Exercise goal:
Each of the entries should be retyped precisely as it appears.

Source records:
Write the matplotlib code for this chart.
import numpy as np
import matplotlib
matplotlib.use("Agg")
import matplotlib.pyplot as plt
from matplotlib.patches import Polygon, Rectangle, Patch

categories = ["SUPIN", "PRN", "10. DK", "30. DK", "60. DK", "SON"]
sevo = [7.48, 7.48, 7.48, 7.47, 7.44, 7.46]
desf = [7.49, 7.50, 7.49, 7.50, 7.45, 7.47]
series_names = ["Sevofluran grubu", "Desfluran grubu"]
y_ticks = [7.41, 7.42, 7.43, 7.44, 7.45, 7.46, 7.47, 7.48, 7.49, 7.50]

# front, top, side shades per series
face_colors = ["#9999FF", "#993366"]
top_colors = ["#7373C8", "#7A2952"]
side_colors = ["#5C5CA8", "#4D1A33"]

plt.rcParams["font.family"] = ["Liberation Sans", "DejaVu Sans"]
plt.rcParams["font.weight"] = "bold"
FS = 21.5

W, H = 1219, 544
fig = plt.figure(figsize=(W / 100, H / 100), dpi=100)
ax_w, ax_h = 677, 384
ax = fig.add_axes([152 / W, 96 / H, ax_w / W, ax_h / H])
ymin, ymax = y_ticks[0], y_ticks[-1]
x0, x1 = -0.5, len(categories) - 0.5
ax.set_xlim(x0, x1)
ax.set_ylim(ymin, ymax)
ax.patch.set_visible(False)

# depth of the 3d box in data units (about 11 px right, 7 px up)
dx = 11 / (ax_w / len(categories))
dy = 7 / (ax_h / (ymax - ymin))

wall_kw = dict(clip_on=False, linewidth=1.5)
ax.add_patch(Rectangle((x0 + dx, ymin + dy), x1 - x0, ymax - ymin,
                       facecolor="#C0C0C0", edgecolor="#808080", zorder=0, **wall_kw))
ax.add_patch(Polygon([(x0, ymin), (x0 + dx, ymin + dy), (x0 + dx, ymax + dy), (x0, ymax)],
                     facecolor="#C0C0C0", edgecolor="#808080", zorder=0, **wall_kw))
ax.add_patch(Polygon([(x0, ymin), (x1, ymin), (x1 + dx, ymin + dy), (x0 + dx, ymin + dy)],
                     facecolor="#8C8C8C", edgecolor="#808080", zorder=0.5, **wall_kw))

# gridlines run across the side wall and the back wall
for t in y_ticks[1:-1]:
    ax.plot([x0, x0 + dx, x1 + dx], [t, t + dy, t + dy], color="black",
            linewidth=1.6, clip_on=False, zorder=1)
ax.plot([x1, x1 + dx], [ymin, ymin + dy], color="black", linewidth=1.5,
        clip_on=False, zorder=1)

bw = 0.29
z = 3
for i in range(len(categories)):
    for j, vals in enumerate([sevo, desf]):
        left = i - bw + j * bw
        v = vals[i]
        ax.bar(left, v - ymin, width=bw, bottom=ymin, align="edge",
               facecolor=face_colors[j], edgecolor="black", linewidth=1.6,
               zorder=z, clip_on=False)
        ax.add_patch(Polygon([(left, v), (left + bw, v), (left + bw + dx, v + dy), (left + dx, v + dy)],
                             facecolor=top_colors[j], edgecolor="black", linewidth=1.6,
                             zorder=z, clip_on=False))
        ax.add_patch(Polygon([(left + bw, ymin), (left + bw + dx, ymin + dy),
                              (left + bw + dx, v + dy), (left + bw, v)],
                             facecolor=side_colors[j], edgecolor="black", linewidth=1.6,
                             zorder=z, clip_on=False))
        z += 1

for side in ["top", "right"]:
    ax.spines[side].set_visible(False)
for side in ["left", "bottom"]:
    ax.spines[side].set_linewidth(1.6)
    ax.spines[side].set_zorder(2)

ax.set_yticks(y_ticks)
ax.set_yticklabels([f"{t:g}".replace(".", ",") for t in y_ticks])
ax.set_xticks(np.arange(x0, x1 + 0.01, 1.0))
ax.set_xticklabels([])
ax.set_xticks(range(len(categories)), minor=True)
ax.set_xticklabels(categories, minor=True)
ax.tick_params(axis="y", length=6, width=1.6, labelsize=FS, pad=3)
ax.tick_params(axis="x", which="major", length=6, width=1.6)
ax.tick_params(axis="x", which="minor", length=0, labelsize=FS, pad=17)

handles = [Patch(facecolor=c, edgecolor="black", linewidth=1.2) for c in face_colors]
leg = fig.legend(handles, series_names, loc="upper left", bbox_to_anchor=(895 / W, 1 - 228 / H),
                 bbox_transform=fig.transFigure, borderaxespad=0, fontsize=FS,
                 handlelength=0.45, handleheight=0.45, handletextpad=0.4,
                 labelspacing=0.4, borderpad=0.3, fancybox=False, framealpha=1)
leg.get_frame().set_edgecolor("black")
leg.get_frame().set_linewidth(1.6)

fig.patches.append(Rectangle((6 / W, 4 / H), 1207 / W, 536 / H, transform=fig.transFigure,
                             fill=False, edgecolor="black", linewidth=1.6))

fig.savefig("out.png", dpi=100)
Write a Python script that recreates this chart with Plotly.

The result:
Write the matplotlib code for this chart.
import numpy as np
import matplotlib
matplotlib.use("Agg")
import matplotlib.pyplot as plt
from matplotlib.patches import Polygon, Rectangle, Patch

categories = ["SUPIN", "PRN", "10. DK", "30. DK", "60. DK", "SON"]
sevo = [7.48, 7.48, 7.48, 7.47, 7.44, 7.46]
desf = [7.49, 7.50, 7.49, 7.50, 7.45, 7.47]
series_names = ["Sevofluran grubu", "Desfluran grubu"]
y_ticks = [7.41, 7.42, 7.43, 7.44, 7.45, 7.46, 7.47, 7.48, 7.49, 7.50]

# front, top, side shades per series
face_colors = ["#9999FF", "#993366"]
top_colors = ["#7373C8", "#7A2952"]
side_colors = ["#5C5CA8", "#4D1A33"]

plt.rcParams["font.family"] = ["Liberation Sans", "DejaVu Sans"]
plt.rcParams["font.weight"] = "bold"
FS = 21.5

W, H = 1219, 544
fig = plt.figure(figsize=(W / 100, H / 100), dpi=100)
ax_w, ax_h = 677, 384
ax = fig.add_axes([152 / W, 96 / H, ax_w / W, ax_h / H])
ymin, ymax = y_ticks[0], y_ticks[-1]
x0, x1 = -0.5, len(categories) - 0.5
ax.set_xlim(x0, x1)
ax.set_ylim(ymin, ymax)
ax.patch.set_visible(False)

# depth of the 3d box in data units (about 11 px right, 7 px up)
dx = 11 / (ax_w / len(categories))
dy = 7 / (ax_h / (ymax - ymin))

wall_kw = dict(clip_on=False, linewidth=1.5)
ax.add_patch(Rectangle((x0 + dx, ymin + dy), x1 - x0, ymax - ymin,
                       facecolor="#C0C0C0", edgecolor="#808080", zorder=0, **wall_kw))
ax.add_patch(Polygon([(x0, ymin), (x0 + dx, ymin + dy), (x0 + dx, ymax + dy), (x0, ymax)],
                     facecolor="#C0C0C0", edgecolor="#808080", zorder=0, **wall_kw))
ax.add_patch(Polygon([(x0, ymin), (x1, ymin), (x1 + dx, ymin + dy), (x0 + dx, ymin + dy)],
                     facecolor="#8C8C8C", edgecolor="#808080", zorder=0.5, **wall_kw))

# gridlines run across the side wall and the back wall
for t in y_ticks[1:-1]:
    ax.plot([x0, x0 + dx, x1 + dx], [t, t + dy, t + dy], color="black",
            linewidth=1.6, clip_on=False, zorder=1)
ax.plot([x1, x1 + dx], [ymin, ymin + dy], color="black", linewidth=1.5,
        clip_on=False, zorder=1)

bw = 0.29
z = 3
for i in range(len(categories)):
    for j, vals in enumerate([sevo, desf]):
        left = i - bw + j * bw
        v = vals[i]
        ax.bar(left, v - ymin, width=bw, bottom=ymin, align="edge",
               facecolor=face_colors[j], edgecolor="black", linewidth=1.6,
               zorder=z, clip_on=False)
        ax.add_patch(Polygon([(left, v), (left + bw, v), (left + bw + dx, v + dy), (left + dx, v + dy)],
                             facecolor=top_colors[j], edgecolor="black", linewidth=1.6,
                             zorder=z, clip_on=False))
        ax.add_patch(Polygon([(left + bw, ymin), (left + bw + dx, ymin + dy),
                              (left + bw + dx, v + dy), (left + bw, v)],
                             facecolor=side_colors[j], edgecolor="black", linewidth=1.6,
                             zorder=z, clip_on=False))
        z += 1

for side in ["top", "right"]:
    ax.spines[side].set_visible(False)
for side in ["left", "bottom"]:
    ax.spines[side].set_linewidth(1.6)
    ax.spines[side].set_zorder(2)

ax.set_yticks(y_ticks)
ax.set_yticklabels([f"{t:g}".replace(".", ",") for t in y_ticks])
ax.set_xticks(np.arange(x0, x1 + 0.01, 1.0))
ax.set_xticklabels([])
ax.set_xticks(range(len(categories)), minor=True)
ax.set_xticklabels(categories, minor=True)
ax.tick_params(axis="y", length=6, width=1.6, labelsize=FS, pad=3)
ax.tick_params(axis="x", which="major", length=6, width=1.6)
ax.tick_params(axis="x", which="minor", length=0, labelsize=FS, pad=17)

handles = [Patch(facecolor=c, edgecolor="black", linewidth=1.2) for c in face_colors]
leg = fig.legend(handles, series_names, loc="upper left", bbox_to_anchor=(895 / W, 1 - 228 / H),
                 bbox_transform=fig.transFigure, borderaxespad=0, fontsize=FS,
                 handlelength=0.45, handleheight=0.45, handletextpad=0.4,
                 labelspacing=0.4, borderpad=0.3, fancybox=False, framealpha=1)
leg.get_frame().set_edgecolor("black")
leg.get_frame().set_linewidth(1.6)

fig.patches.append(Rectangle((6 / W, 4 / H), 1207 / W, 536 / H, transform=fig.transFigure,
                             fill=False, edgecolor="black", linewidth=1.6))

fig.savefig("out.png", dpi=100)
Write a Python script that recreates this chart with Plotly.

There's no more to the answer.